3.4 The viscosity reduction mechanism of the heavy crude oil

In terms of the mechanism for promoting the aquathermolysis reaction of the heavy crude oil, ferric oleate catalyst functions by the catalysis of the transition metal Fe³⁺ and the emulsification of oleic long-alkyl chains. Its action mechanism is schematically shown in Fig. 14. On one hand, the oleic acid ligand contributes to promoting the formation of an O/W emulsion and increasing the contact area of the transition metal with oil, thereby effectively enhancing the aquathermolysis reaction. On the other hand, the oleic acid ligand caused the aggregation state of the resin macromolecules to be destroyed. And Fe³⁺ contributes to promoting the hydrogenation, polymerization, ring-opening, long side chain breakage, desulfurization and denitrification of the heavy crude oil during catalytic aquathermolysis.
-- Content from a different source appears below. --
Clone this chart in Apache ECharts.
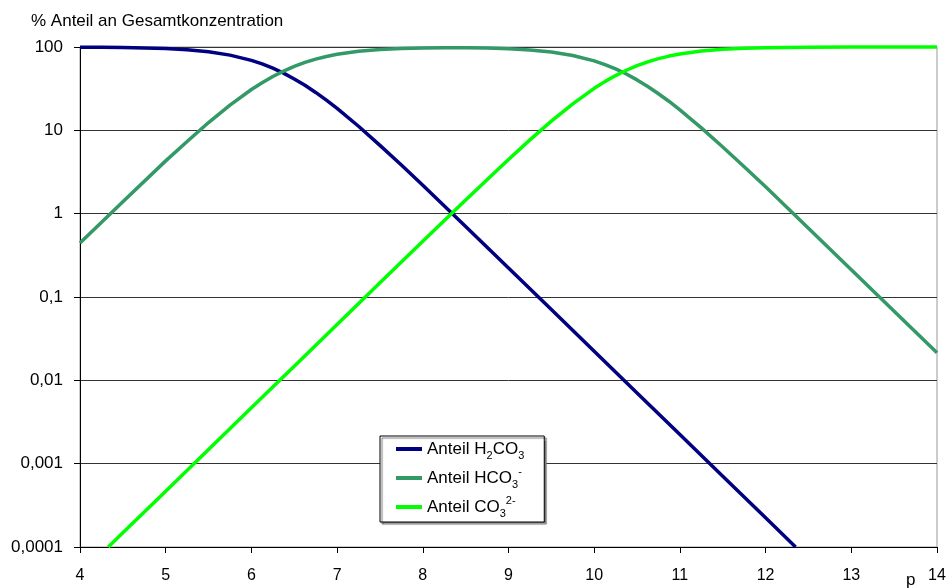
<!DOCTYPE html>
<html>
<head>
<meta charset="utf-8">
<script src="https://cdn.jsdelivr.net/npm/echarts@6/dist/echarts.min.js"></script>
<style>
html,body{margin:0;padding:0;background:#fff;}
#chart{width:949px;height:588px;}
</style>
</head>
<body>
<div id="chart"></div>
<script>
// pH sample points and read-off percentages
var phH2CO3 = [4, 4.25, 4.5, 4.75, 5, 5.25, 5.5, 5.75, 6, 6.125, 6.25, 6.375, 6.5, 6.625, 6.75, 6.875, 7, 7.25, 7.5, 7.75, 8, 8.5, 9, 9.5, 10, 10.5, 11, 11.5, 12, 12.35];
var valH2CO3 = [99.55, 99.21, 98.6, 97.55, 95.7, 92.6, 87.6, 79.9, 69.1, 62.7, 55.7, 48.6, 41.4, 34.7, 28.5, 23.0, 18.3, 11.2, 6.6, 3.83, 2.19, 0.70, 0.223, 0.0706, 0.0223, 0.00706, 0.00224, 0.000708, 0.000224, 0.0001];

var phHCO3 = [4, 4.5, 5, 5.25, 5.5, 5.75, 6, 6.125, 6.25, 6.375, 6.5, 6.625, 6.75, 6.875, 7, 7.25, 7.5, 7.75, 8, 8.25, 8.5, 8.75, 9, 9.25, 9.5, 9.75, 10, 10.125, 10.25, 10.375, 10.5, 10.625, 10.75, 10.875, 11, 11.25, 11.5, 11.75, 12, 12.5, 13, 13.5, 14];
var valHCO3 = [0.445, 1.39, 4.3, 7.36, 12.4, 20.1, 30.9, 37.3, 44.3, 51.4, 58.5, 65.3, 71.5, 77.0, 81.7, 88.7, 93.3, 95.9, 97.4, 97.9, 97.9, 97.1, 95.3, 92.2, 87.1, 79.2, 68.1, 61.6, 54.6, 47.4, 40.3, 33.6, 27.5, 22.2, 17.6, 10.7, 6.3, 3.66, 2.1, 0.67, 0.213, 0.0676, 0.0214];

var phCO3 = [4.33, 4.5, 5, 5.5, 6, 6.5, 7, 7.5, 8, 8.5, 8.75, 9, 9.25, 9.5, 9.75, 10, 10.125, 10.25, 10.375, 10.5, 10.625, 10.75, 10.875, 11, 11.25, 11.5, 11.75, 12, 12.25, 12.5, 13, 13.5, 14];
var valCO3 = [0.0001, 0.000148, 0.000468, 0.00148, 0.00468, 0.0148, 0.0468, 0.148, 0.466, 1.46, 2.56, 4.47, 7.68, 12.9, 20.8, 31.9, 38.4, 45.4, 52.6, 59.7, 66.4, 72.5, 77.8, 82.4, 89.3, 93.7, 96.3, 97.9, 98.8, 99.3, 99.8, 99.93, 99.98];

var seriesNames = ['Anteil H2CO3', 'Anteil HCO3-', 'Anteil CO32-'];
var legendRich = {
  'Anteil H2CO3': 'Anteil {n|H}{sub|2}{n|CO}{sub|3}',
  'Anteil HCO3-': 'Anteil {n|HCO}{sub|3}{sup|-}',
  'Anteil CO32-': 'Anteil {n|CO}{sub|3}{sup|2-}'
};
var seriesColors = ['#000080', '#339966', '#00FF00'];
var xTicks = [4, 5, 6, 7, 8, 9, 10, 11, 12, 13, 14];
var yTickLabels = ['0,0001', '0,001', '0,01', '0,1', '1', '10', '100'];
var titleText = '% Anteil an Gesamtkonzentration';
var xName = 'p';

function pairs(xs, ys) { return xs.map(function (x, i) { return [x, ys[i]]; }); }

var dataSets = [pairs(phH2CO3, valH2CO3), pairs(phHCO3, valHCO3), pairs(phCO3, valCO3)];

var font = '"Liberation Sans", Arial, Helvetica, sans-serif';
var chart = echarts.init(document.getElementById('chart'), null, {renderer: 'canvas'});
chart.setOption({
  animation: false,
  backgroundColor: '#fff',
  textStyle: {fontFamily: font, color: '#000'},
  title: {
    text: titleText,
    left: 26, top: 8,
    textStyle: {fontSize: 17, fontWeight: 'normal', color: '#000', fontFamily: font}
  },
  grid: {
    left: 80, right: 12, top: 47, bottom: 41,
    show: true, borderColor: '#999', borderWidth: 1, backgroundColor: 'transparent'
  },
  legend: {
    orient: 'vertical',
    left: 380, top: 436,
    padding: [1, 20, 3, 16],
    itemGap: 5,
    itemWidth: 26, itemHeight: 4,
    icon: 'rect',
    backgroundColor: '#fff',
    borderColor: '#000', borderWidth: 1,
    shadowColor: '#777', shadowOffsetX: 2, shadowOffsetY: 2, shadowBlur: 1,
    data: seriesNames,
    formatter: function (name) { return legendRich[name]; },
    textStyle: {
      fontSize: 17, color: '#000', fontFamily: font, lineHeight: 24,
      rich: {
        n: {fontSize: 17, fontFamily: font, color: '#000', lineHeight: 24},
        sub: {fontSize: 11, fontFamily: font, color: '#000', lineHeight: 10, verticalAlign: 'bottom'},
        sup: {fontSize: 11, fontFamily: font, color: '#000', lineHeight: 10, verticalAlign: 'top'}
      }
    }
  },
  xAxis: {
    type: 'value', min: 4, max: 14, interval: 1,
    axisLine: {show: true, onZero: false, lineStyle: {color: '#000', width: 1}},
    axisTick: {show: true, length: 6, inside: false, lineStyle: {color: '#000'}},
    axisLabel: {fontSize: 16, color: '#000', margin: 21, fontFamily: font,
      formatter: function (v) { return xTicks.indexOf(v) >= 0 ? String(v) : ''; }},
    splitLine: {show: false}
  },
  yAxis: {
    type: 'log', logBase: 10, min: 0.0001, max: 100,
    axisLine: {show: true, lineStyle: {color: '#000', width: 1}},
    axisTick: {show: true, length: 6, lineStyle: {color: '#000'}},
    axisLabel: {fontSize: 17, color: '#000', margin: 17, fontFamily: font,
      formatter: function (v) {
        var i = Math.round(Math.log(v) / Math.LN10) + 4;
        return yTickLabels[i] || '';
      }},
    splitLine: {show: true, lineStyle: {color: '#333', width: 1}}
  },
  graphic: [{
    type: 'text', left: 906, top: 572,
    style: {text: xName, fontSize: 17, fill: '#000', fontFamily: font}
  }],
  series: seriesNames.map(function (n, i) {
    return {
      name: n, type: 'line', data: dataSets[i],
      color: seriesColors[i],
      showSymbol: false, symbol: 'none',
      smooth: false,
      clip: false,
      lineStyle: {color: seriesColors[i], width: 3.5, join: 'round'}
    };
  })
});
</script>
</body>
</html>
As a result, the heavy components are more effectively transformed into light components, leading to a reduction in the viscosity and an improvement in the quality of the heavy crude oil.

Fig. 14

Schematic diagram of action mechanism of ferric oleate catalyst

4 Conclusions

In summary, three oil-soluble oleates were synthesized, and their effect on the aquathermolysis reaction of the heavy crude oil extracted at Shengli Oilfield was investigated in relation to structure characterizations as well as water contact angle measurement. Results indicate that ferric oleate is more effective in reducing viscosity than nickel and cobalt oleates. The viscosity reduction ratio increases gradually with increasing dosage of ferric oleate. Particularly, the highest viscosity reduction ratio (up to 86.1%) is achieved when the heavy crude oil is allowed to undergo aquathermolysis at 200 °C for 24 h in the presence of 10.0 wt% ferric oleate catalyst. The good ability of ferric oleate to reduce the viscosity of the heavy crude oil is attributed to the catalytic role of Fe³⁺ and the emulsification function of oleic long-alkyl chains. Such a dual function of the ferric oleate during catalytic aquathermolysis contributes to increase the contact area of transition metal with oil and promoting the hydrogenation, polymerization, ring-opening, long side chain breakage, desulfurization and denitrification of the heavy crude oil, thereby reducing the viscosity and improving the quality of the heavy crude oil.